Everything in the listing except the pictures should be written out exactly.

- - -

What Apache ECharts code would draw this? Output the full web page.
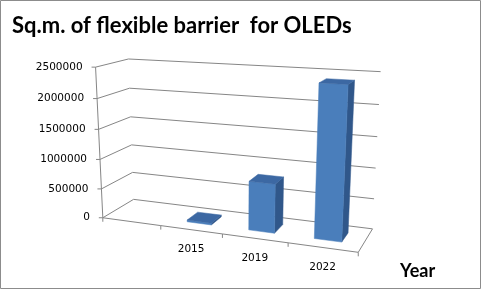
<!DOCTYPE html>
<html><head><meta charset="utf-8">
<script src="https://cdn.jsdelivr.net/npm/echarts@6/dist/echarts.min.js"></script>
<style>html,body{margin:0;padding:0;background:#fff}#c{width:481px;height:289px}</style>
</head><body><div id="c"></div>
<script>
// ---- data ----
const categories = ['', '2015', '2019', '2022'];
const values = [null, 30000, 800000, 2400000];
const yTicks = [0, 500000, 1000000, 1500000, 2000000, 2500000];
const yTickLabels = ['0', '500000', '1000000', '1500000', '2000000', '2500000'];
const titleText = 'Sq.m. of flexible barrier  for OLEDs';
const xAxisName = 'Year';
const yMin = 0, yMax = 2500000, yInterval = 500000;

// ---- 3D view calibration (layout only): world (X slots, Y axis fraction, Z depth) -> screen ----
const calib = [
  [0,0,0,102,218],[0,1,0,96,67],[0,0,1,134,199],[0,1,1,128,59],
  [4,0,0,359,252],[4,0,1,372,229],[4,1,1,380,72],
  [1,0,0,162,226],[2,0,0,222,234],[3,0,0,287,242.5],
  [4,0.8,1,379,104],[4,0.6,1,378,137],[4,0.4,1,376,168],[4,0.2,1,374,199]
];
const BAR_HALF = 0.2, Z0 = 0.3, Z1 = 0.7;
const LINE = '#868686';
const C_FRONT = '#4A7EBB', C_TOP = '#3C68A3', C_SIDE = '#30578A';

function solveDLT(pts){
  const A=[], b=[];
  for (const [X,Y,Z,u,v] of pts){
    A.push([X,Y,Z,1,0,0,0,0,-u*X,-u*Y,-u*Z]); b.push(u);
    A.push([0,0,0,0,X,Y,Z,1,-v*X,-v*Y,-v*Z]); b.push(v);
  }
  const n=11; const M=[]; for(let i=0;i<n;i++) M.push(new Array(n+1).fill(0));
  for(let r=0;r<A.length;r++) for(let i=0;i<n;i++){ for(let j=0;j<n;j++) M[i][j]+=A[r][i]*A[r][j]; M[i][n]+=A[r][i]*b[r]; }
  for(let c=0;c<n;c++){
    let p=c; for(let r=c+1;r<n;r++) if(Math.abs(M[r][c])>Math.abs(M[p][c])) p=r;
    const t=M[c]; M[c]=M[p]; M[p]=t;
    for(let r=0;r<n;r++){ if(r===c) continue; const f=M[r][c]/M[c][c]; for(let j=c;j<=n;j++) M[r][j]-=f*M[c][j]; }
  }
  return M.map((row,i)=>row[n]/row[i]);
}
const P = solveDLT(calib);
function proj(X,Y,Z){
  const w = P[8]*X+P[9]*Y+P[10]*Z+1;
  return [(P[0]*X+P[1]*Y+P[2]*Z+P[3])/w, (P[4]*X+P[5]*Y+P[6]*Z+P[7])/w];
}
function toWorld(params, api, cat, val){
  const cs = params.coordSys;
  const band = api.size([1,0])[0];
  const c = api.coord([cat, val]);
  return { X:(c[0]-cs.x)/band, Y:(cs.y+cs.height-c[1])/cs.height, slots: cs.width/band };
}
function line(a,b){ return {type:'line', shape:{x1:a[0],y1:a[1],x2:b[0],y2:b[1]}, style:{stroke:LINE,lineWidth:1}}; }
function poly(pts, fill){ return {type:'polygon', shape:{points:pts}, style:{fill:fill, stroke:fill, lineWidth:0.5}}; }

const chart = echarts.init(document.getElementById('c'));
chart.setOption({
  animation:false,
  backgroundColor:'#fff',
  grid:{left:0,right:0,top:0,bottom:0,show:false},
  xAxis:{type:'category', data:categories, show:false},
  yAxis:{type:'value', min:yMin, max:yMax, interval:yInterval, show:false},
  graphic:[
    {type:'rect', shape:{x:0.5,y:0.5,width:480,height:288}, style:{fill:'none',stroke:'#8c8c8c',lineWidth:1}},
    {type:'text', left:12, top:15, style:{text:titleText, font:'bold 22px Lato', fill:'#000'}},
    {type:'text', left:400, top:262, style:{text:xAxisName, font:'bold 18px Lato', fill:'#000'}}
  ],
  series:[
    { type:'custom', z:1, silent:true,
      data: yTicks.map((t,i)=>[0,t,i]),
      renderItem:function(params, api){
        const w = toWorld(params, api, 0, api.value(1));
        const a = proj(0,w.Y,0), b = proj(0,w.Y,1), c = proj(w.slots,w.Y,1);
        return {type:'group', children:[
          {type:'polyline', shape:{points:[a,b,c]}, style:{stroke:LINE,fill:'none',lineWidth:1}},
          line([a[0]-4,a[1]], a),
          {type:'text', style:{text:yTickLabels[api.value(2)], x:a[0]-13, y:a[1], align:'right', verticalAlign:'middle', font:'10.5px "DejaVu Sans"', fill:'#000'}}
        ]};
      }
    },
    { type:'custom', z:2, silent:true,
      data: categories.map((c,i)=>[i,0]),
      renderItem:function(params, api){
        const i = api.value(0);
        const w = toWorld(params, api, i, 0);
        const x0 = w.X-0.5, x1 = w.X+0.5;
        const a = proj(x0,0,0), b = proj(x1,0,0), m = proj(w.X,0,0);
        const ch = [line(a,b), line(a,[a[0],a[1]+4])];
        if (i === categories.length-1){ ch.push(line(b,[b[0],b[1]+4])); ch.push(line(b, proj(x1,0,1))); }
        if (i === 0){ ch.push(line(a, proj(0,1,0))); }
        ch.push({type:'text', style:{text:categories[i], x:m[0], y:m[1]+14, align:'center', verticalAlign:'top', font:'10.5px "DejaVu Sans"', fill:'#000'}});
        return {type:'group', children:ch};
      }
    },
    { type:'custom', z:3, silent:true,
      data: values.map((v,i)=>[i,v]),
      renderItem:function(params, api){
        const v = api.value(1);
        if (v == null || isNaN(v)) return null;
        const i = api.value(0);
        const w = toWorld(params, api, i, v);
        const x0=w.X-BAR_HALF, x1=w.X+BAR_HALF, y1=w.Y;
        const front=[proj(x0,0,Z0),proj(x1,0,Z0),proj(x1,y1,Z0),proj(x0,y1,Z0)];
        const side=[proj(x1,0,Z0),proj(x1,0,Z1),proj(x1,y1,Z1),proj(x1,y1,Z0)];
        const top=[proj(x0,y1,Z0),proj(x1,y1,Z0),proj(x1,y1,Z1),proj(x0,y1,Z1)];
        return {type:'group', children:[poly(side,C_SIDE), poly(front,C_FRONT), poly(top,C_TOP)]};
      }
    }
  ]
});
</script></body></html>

- - -

* [Response to this task]:
What Apache ECharts code would draw this? Output the full web page.
<!DOCTYPE html>
<html><head><meta charset="utf-8">
<script src="https://cdn.jsdelivr.net/npm/echarts@6/dist/echarts.min.js"></script>
<style>html,body{margin:0;padding:0;background:#fff}#c{width:481px;height:289px}</style>
</head><body><div id="c"></div>
<script>
// ---- data ----
const categories = ['', '2015', '2019', '2022'];
const values = [null, 30000, 800000, 2400000];
const yTicks = [0, 500000, 1000000, 1500000, 2000000, 2500000];
const yTickLabels = ['0', '500000', '1000000', '1500000', '2000000', '2500000'];
const titleText = 'Sq.m. of flexible barrier  for OLEDs';
const xAxisName = 'Year';
const yMin = 0, yMax = 2500000, yInterval = 500000;

// ---- 3D view calibration (layout only): world (X slots, Y axis fraction, Z depth) -> screen ----
const calib = [
  [0,0,0,102,218],[0,1,0,96,67],[0,0,1,134,199],[0,1,1,128,59],
  [4,0,0,359,252],[4,0,1,372,229],[4,1,1,380,72],
  [1,0,0,162,226],[2,0,0,222,234],[3,0,0,287,242.5],
  [4,0.8,1,379,104],[4,0.6,1,378,137],[4,0.4,1,376,168],[4,0.2,1,374,199]
];
const BAR_HALF = 0.2, Z0 = 0.3, Z1 = 0.7;
const LINE = '#868686';
const C_FRONT = '#4A7EBB', C_TOP = '#3C68A3', C_SIDE = '#30578A';

function solveDLT(pts){
  const A=[], b=[];
  for (const [X,Y,Z,u,v] of pts){
    A.push([X,Y,Z,1,0,0,0,0,-u*X,-u*Y,-u*Z]); b.push(u);
    A.push([0,0,0,0,X,Y,Z,1,-v*X,-v*Y,-v*Z]); b.push(v);
  }
  const n=11; const M=[]; for(let i=0;i<n;i++) M.push(new Array(n+1).fill(0));
  for(let r=0;r<A.length;r++) for(let i=0;i<n;i++){ for(let j=0;j<n;j++) M[i][j]+=A[r][i]*A[r][j]; M[i][n]+=A[r][i]*b[r]; }
  for(let c=0;c<n;c++){
    let p=c; for(let r=c+1;r<n;r++) if(Math.abs(M[r][c])>Math.abs(M[p][c])) p=r;
    const t=M[c]; M[c]=M[p]; M[p]=t;
    for(let r=0;r<n;r++){ if(r===c) continue; const f=M[r][c]/M[c][c]; for(let j=c;j<=n;j++) M[r][j]-=f*M[c][j]; }
  }
  return M.map((row,i)=>row[n]/row[i]);
}
const P = solveDLT(calib);
function proj(X,Y,Z){
  const w = P[8]*X+P[9]*Y+P[10]*Z+1;
  return [(P[0]*X+P[1]*Y+P[2]*Z+P[3])/w, (P[4]*X+P[5]*Y+P[6]*Z+P[7])/w];
}
function toWorld(params, api, cat, val){
  const cs = params.coordSys;
  const band = api.size([1,0])[0];
  const c = api.coord([cat, val]);
  return { X:(c[0]-cs.x)/band, Y:(cs.y+cs.height-c[1])/cs.height, slots: cs.width/band };
}
function line(a,b){ return {type:'line', shape:{x1:a[0],y1:a[1],x2:b[0],y2:b[1]}, style:{stroke:LINE,lineWidth:1}}; }
function poly(pts, fill){ return {type:'polygon', shape:{points:pts}, style:{fill:fill, stroke:fill, lineWidth:0.5}}; }

const chart = echarts.init(document.getElementById('c'));
chart.setOption({
  animation:false,
  backgroundColor:'#fff',
  grid:{left:0,right:0,top:0,bottom:0,show:false},
  xAxis:{type:'category', data:categories, show:false},
  yAxis:{type:'value', min:yMin, max:yMax, interval:yInterval, show:false},
  graphic:[
    {type:'rect', shape:{x:0.5,y:0.5,width:480,height:288}, style:{fill:'none',stroke:'#8c8c8c',lineWidth:1}},
    {type:'text', left:12, top:15, style:{text:titleText, font:'bold 22px Lato', fill:'#000'}},
    {type:'text', left:400, top:262, style:{text:xAxisName, font:'bold 18px Lato', fill:'#000'}}
  ],
  series:[
    { type:'custom', z:1, silent:true,
      data: yTicks.map((t,i)=>[0,t,i]),
      renderItem:function(params, api){
        const w = toWorld(params, api, 0, api.value(1));
        const a = proj(0,w.Y,0), b = proj(0,w.Y,1), c = proj(w.slots,w.Y,1);
        return {type:'group', children:[
          {type:'polyline', shape:{points:[a,b,c]}, style:{stroke:LINE,fill:'none',lineWidth:1}},
          line([a[0]-4,a[1]], a),
          {type:'text', style:{text:yTickLabels[api.value(2)], x:a[0]-13, y:a[1], align:'right', verticalAlign:'middle', font:'10.5px "DejaVu Sans"', fill:'#000'}}
        ]};
      }
    },
    { type:'custom', z:2, silent:true,
      data: categories.map((c,i)=>[i,0]),
      renderItem:function(params, api){
        const i = api.value(0);
        const w = toWorld(params, api, i, 0);
        const x0 = w.X-0.5, x1 = w.X+0.5;
        const a = proj(x0,0,0), b = proj(x1,0,0), m = proj(w.X,0,0);
        const ch = [line(a,b), line(a,[a[0],a[1]+4])];
        if (i === categories.length-1){ ch.push(line(b,[b[0],b[1]+4])); ch.push(line(b, proj(x1,0,1))); }
        if (i === 0){ ch.push(line(a, proj(0,1,0))); }
        ch.push({type:'text', style:{text:categories[i], x:m[0], y:m[1]+14, align:'center', verticalAlign:'top', font:'10.5px "DejaVu Sans"', fill:'#000'}});
        return {type:'group', children:ch};
      }
    },
    { type:'custom', z:3, silent:true,
      data: values.map((v,i)=>[i,v]),
      renderItem:function(params, api){
        const v = api.value(1);
        if (v == null || isNaN(v)) return null;
        const i = api.value(0);
        const w = toWorld(params, api, i, v);
        const x0=w.X-BAR_HALF, x1=w.X+BAR_HALF, y1=w.Y;
        const front=[proj(x0,0,Z0),proj(x1,0,Z0),proj(x1,y1,Z0),proj(x0,y1,Z0)];
        const side=[proj(x1,0,Z0),proj(x1,0,Z1),proj(x1,y1,Z1),proj(x1,y1,Z0)];
        const top=[proj(x0,y1,Z0),proj(x1,y1,Z0),proj(x1,y1,Z1),proj(x0,y1,Z1)];
        return {type:'group', children:[poly(side,C_SIDE), poly(front,C_FRONT), poly(top,C_TOP)]};
      }
    }
  ]
});
</script></body></html>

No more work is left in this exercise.